Langfristig gesehen positioniert man Nextcloud mit einer solchen Integration nicht mehr als reine File-Sharing-Lösung, sondern als einen integralen Bestandteil der Unternehmens-IT-Sicherheitsarchitektur. Sie wird zur sicheren Drehscheibe für Daten, deren Zugriffskontrolle den modernsten Standards entspricht.
Fazit: Ein Aufwand, der sich lohnt
Die Integration von PrivacyIDEA in Nextcloud ist zweifellos mit mehr initialem Aufwand verbunden als die Aktivierung der built-in 2FA-Methoden. Sie erfordert die Einrichtung und Pflege eines zusätzlichen Servers, die Konfiguration der Schnittstelle und die Distribution der Tokens. Die Frage ist, ob man diesen Aufwand treiben will. Die Antwort sollte lauten: Ja, zumindest in allen Umgebungen, in denen der Schutz von Daten eine ernsthafte Rolle spielt.

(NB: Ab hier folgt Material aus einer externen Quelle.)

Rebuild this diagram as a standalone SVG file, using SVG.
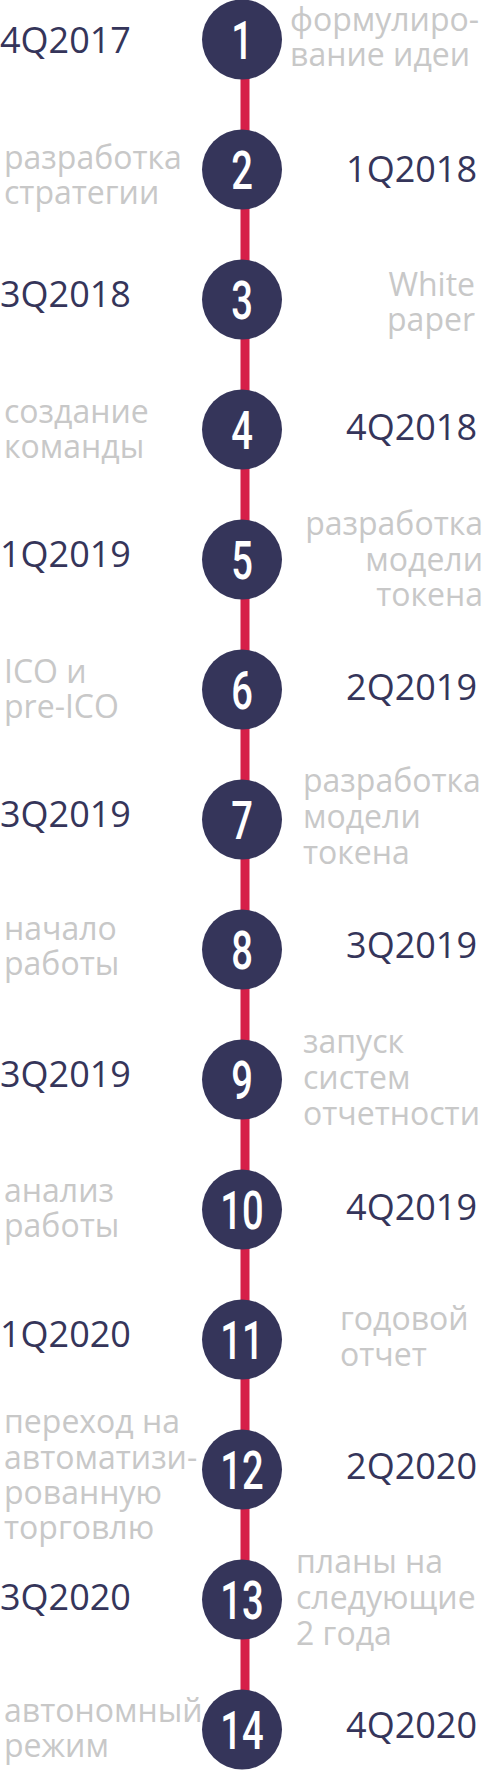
<svg xmlns="http://www.w3.org/2000/svg" width="484" height="1770" viewBox="0 0 484 1770">
<style>
.c{fill:#35355a}
.n{fill:#fff;font-family:Roboto,"DejaVu Sans",sans-serif;font-size:53px;font-weight:500;text-anchor:middle}
.d{fill:#35355a;font-family:"Open Sans","Liberation Sans",sans-serif;font-size:36px}
.g{fill:#c8c8c8;font-family:"Open Sans","Liberation Sans",sans-serif;font-size:32px}
.e{text-anchor:end}
.ln{stroke:#d61f49;stroke-width:9}
</style>
<rect width="484" height="1770" fill="#fff"/>
<g id="connectors">
<line class="ln" x1="245" y1="39.5" x2="245" y2="1729.5"/>
</g>
<g id="n1"><circle class="c" cx="242" cy="39.5" r="40"/><text class="n" transform="translate(242,58.5) scale(0.72,1)">1</text>
<text class="d" x="0" y="52.7">4Q2017</text>
<text class="g" x="290" y="31">формулиро-<tspan x="290" dy="35">вание идеи</tspan></text></g>
<g id="n2"><circle class="c" cx="242" cy="169.5" r="40"/><text class="n" transform="translate(242,188.5) scale(0.72,1)">2</text>
<text class="g" x="4" y="169">разработка<tspan x="4" dy="35">стратегии</tspan></text>
<text class="d e" x="477" y="181.7">1Q2018</text></g>
<g id="n3"><circle class="c" cx="242" cy="299.5" r="40"/><text class="n" transform="translate(242,318.5) scale(0.72,1)">3</text>
<text class="d" x="0" y="307">3Q2018</text>
<text class="g e" x="475" y="296">White<tspan x="475" dy="35">paper</tspan></text></g>
<g id="n4"><circle class="c" cx="242" cy="429.5" r="40"/><text class="n" transform="translate(242,448.5) scale(0.72,1)">4</text>
<text class="g" x="4" y="423">создание<tspan x="4" dy="35">команды</tspan></text>
<text class="d e" x="477" y="440">4Q2018</text></g>
<g id="n5"><circle class="c" cx="242" cy="559.5" r="40"/><text class="n" transform="translate(242,578.5) scale(0.72,1)">5</text>
<text class="d" x="0" y="566.7">1Q2019</text>
<text class="g e" x="483" y="535">разработка<tspan x="483" dy="35.5">модели</tspan><tspan x="483" dy="35.5">токена</tspan></text></g>
<g id="n6"><circle class="c" cx="242" cy="689.5" r="40"/><text class="n" transform="translate(242,708.5) scale(0.72,1)">6</text>
<text class="g" x="4" y="683">ICO и<tspan x="4" dy="35">pre-ICO</tspan></text>
<text class="d e" x="477" y="700">2Q2019</text></g>
<g id="n7"><circle class="c" cx="242" cy="819.5" r="40"/><text class="n" transform="translate(242,838.5) scale(0.72,1)">7</text>
<text class="d" x="0" y="827.3">3Q2019</text>
<text class="g" x="303" y="792">разработка<tspan x="303" dy="36">модели</tspan><tspan x="303" dy="36">токена</tspan></text></g>
<g id="n8"><circle class="c" cx="242" cy="949.5" r="40"/><text class="n" transform="translate(242,968.5) scale(0.72,1)">8</text>
<text class="g" x="4" y="940">начало<tspan x="4" dy="35">работы</tspan></text>
<text class="d e" x="477" y="958.3">3Q2019</text></g>
<g id="n9"><circle class="c" cx="242" cy="1079.5" r="40"/><text class="n" transform="translate(242,1098.5) scale(0.72,1)">9</text>
<text class="d" x="0" y="1086.7">3Q2019</text>
<text class="g" x="303" y="1053.3">запуск<tspan x="303" dy="36">систем</tspan><tspan x="303" dy="36">отчетности</tspan></text></g>
<g id="n10"><circle class="c" cx="242" cy="1209.5" r="40"/><text class="n" transform="translate(242,1228.5) scale(0.72,1)">10</text>
<text class="g" x="4" y="1201.7">анализ<tspan x="4" dy="35">работы</tspan></text>
<text class="d e" x="477" y="1220">4Q2019</text></g>
<g id="n11"><circle class="c" cx="242" cy="1339.5" r="40"/><text class="n" transform="translate(242,1358.5) scale(0.72,1)">11</text>
<text class="d" x="0" y="1346.7">1Q2020</text>
<text class="g" x="340" y="1330">годовой<tspan x="340" dy="36">отчет</tspan></text></g>
<g id="n12"><circle class="c" cx="242" cy="1469.5" r="40"/><text class="n" transform="translate(242,1488.5) scale(0.72,1)">12</text>
<text class="g" x="4" y="1433.3">переход на<tspan x="4" dy="35.3">автоматизи-</tspan><tspan x="4" dy="35.3">рованную</tspan><tspan x="4" dy="35.3">торговлю</tspan></text>
<text class="d e" x="477" y="1479.3">2Q2020</text></g>
<g id="n13"><circle class="c" cx="242" cy="1599.5" r="40"/><text class="n" transform="translate(242,1618.5) scale(0.72,1)">13</text>
<text class="d" x="0" y="1610">3Q2020</text>
<text class="g" x="296" y="1573.3">планы на<tspan x="296" dy="36">следующие</tspan><tspan x="296" dy="36">2 года</tspan></text></g>
<g id="n14"><circle class="c" cx="242" cy="1729.5" r="40"/><text class="n" transform="translate(242,1748.5) scale(0.72,1)">14</text>
<text class="g" x="4" y="1721.7">автономный<tspan x="4" dy="35">режим</tspan></text>
<text class="d e" x="477" y="1738.3">4Q2020</text></g>
</svg>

Der Gewinn an Sicherheit, Kontrolle und Flexibilität ist immens. Die zentrale Verwaltung aller 2FA-Tokens, die detaillierte Protokollierung, die Unterstützung einer breiten Palette von Authentisierungsmethoden und die Möglichkeit, die gleiche Infrastruktur unternehmensweit zu nutzen, machen PrivacyIDEA zu einer Investition, die sich schnell amortisiert. Nicht zuletzt erfüllt man mit einer solchen Lösung auch die wachsenden Anforderungen von Compliance-Richtlinien wie der DSGVO, die ein angemessenes Schutzniveau für personenbezogene Daten verlangen.
Nextcloud mit PrivacyIDEA ist eine Kombination, die zeigt, wie Open-Source-Software enterprise-reife Sicherheitsstandards erreichen kann. Sie beweist, dass starke Authentisierung nicht zwingend teure kommerzielle Lösungen erfordert, sondern mit den richtigen Werkzeugen und etwas Know-how auch on-premises realisierbar ist. In einer Zeit, in der die Bedrohungslage im Netz stetig zunimmt, ist das keine Spielerei, sondern eine strategische Notwendigkeit.